> _Challenge_
Everything from the first line of the entries below through the line holding "import plotly.graph_objects as go" must be printed exactly as written.

▼

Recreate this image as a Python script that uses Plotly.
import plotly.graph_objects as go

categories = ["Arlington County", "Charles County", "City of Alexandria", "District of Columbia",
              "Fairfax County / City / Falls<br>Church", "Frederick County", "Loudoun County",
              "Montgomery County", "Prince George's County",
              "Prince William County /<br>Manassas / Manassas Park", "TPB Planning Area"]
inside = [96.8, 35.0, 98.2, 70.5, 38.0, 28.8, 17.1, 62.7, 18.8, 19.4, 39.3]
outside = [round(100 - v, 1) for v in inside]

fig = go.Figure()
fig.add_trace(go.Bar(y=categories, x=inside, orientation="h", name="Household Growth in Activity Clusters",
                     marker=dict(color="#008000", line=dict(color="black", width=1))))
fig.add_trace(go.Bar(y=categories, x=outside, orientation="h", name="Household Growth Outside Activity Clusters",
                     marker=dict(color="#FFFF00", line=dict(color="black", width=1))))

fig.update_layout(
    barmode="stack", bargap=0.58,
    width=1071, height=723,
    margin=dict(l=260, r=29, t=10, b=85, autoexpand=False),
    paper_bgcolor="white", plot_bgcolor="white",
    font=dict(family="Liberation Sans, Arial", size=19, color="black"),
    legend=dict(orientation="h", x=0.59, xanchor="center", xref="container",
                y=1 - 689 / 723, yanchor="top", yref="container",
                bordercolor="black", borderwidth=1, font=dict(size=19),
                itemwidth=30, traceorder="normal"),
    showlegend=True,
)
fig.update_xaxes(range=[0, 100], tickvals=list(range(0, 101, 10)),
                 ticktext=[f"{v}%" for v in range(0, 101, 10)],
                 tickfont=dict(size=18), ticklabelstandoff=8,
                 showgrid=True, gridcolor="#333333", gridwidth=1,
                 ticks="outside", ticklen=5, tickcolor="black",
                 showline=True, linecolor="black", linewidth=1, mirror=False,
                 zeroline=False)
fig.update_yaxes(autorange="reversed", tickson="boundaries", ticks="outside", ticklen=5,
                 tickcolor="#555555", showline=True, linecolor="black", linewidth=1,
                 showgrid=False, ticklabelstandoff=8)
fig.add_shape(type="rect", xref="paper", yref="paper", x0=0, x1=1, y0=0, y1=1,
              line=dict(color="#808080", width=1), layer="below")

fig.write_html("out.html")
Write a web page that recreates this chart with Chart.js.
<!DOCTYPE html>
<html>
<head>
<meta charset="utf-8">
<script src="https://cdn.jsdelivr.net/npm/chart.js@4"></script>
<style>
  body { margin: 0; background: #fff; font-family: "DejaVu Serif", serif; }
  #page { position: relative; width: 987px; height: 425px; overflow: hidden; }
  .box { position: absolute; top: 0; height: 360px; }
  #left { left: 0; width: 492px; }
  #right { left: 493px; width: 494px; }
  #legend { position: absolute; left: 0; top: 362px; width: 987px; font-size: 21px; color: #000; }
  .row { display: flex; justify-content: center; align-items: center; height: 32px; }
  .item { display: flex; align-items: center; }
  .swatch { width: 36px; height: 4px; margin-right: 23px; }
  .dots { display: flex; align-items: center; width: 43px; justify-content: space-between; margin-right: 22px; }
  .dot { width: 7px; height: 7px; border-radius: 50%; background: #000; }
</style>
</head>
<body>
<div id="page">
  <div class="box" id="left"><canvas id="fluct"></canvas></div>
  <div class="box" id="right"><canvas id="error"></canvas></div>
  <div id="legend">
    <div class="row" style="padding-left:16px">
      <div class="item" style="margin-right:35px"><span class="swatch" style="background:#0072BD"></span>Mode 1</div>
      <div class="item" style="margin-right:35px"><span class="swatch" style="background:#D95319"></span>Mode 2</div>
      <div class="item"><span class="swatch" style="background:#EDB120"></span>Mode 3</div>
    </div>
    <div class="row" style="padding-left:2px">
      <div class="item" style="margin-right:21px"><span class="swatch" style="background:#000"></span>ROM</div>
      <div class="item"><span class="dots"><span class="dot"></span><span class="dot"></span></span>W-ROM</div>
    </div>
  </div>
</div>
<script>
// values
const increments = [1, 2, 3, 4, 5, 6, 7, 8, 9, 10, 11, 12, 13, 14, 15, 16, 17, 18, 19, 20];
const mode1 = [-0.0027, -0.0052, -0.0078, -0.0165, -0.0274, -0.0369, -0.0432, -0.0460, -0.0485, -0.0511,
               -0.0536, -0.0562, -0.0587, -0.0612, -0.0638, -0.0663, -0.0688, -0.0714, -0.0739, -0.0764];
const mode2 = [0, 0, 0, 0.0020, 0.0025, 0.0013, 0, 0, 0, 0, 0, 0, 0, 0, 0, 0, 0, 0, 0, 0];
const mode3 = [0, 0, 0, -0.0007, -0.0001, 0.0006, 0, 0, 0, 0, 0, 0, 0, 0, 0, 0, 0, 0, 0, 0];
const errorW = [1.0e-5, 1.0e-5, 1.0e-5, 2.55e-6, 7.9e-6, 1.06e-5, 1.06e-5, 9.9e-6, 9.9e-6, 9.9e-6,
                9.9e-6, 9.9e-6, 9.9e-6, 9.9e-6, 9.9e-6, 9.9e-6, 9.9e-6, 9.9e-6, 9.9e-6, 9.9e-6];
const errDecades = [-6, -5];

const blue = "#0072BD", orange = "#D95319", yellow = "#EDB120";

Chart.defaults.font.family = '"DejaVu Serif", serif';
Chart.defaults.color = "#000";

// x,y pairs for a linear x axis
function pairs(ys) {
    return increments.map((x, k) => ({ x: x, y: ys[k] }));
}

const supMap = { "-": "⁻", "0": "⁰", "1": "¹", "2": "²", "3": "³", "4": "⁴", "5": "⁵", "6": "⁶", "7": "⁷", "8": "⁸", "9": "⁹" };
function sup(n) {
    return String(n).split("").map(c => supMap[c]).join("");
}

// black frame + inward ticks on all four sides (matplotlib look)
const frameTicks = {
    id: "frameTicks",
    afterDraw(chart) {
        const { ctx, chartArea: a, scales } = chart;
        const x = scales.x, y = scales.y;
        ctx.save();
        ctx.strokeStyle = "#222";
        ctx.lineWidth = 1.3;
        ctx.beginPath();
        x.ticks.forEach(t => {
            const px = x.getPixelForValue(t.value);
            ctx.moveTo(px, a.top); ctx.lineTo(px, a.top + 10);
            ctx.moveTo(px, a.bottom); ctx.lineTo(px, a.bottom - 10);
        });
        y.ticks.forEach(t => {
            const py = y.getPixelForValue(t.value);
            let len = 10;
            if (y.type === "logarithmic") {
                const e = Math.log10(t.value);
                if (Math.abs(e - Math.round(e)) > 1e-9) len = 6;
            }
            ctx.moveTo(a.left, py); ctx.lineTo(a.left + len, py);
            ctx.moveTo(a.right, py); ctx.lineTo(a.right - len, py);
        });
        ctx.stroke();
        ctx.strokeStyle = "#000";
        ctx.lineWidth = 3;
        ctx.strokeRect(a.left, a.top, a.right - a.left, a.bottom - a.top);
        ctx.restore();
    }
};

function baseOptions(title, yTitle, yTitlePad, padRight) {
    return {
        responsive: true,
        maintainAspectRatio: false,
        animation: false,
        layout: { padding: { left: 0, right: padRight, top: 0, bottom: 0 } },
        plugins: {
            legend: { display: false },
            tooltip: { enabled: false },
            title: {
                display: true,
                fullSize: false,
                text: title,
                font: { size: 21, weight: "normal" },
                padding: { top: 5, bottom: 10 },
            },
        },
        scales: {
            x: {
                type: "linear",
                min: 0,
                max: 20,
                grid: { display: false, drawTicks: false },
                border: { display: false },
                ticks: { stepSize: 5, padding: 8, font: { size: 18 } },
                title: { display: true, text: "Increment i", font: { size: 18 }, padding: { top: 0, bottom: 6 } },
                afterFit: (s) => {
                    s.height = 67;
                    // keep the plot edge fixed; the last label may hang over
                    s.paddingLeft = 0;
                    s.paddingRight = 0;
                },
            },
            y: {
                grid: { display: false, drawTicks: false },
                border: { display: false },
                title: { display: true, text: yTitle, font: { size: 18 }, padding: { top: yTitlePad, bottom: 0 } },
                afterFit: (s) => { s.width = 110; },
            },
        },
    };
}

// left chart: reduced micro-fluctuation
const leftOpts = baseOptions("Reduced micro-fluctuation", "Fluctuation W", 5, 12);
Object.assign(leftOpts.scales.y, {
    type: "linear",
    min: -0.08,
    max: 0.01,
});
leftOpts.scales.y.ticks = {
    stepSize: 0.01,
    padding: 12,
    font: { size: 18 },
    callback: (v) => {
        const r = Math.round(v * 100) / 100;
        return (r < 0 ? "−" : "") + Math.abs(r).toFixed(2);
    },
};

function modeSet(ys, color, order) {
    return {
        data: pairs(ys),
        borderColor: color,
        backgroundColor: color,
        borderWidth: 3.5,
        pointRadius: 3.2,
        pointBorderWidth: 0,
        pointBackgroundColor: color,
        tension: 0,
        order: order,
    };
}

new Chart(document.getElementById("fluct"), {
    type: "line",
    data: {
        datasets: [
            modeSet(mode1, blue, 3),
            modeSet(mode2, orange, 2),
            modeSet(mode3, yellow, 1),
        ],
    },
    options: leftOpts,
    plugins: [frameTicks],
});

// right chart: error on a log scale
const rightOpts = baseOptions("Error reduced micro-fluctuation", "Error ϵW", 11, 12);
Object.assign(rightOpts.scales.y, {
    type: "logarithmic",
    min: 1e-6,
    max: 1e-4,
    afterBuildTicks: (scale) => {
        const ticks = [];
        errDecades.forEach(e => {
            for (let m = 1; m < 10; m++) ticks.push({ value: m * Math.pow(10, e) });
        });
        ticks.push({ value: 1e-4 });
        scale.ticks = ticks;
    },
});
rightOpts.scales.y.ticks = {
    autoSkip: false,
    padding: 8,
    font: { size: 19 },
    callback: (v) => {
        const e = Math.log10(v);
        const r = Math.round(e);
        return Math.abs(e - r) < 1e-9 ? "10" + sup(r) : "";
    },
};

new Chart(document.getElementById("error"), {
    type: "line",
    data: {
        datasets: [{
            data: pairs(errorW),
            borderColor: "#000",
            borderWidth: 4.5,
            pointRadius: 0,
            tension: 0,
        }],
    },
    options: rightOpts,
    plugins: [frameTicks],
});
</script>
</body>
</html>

▲

> _Correct output_
Recreate this image as a Python script that uses Plotly.
import plotly.graph_objects as go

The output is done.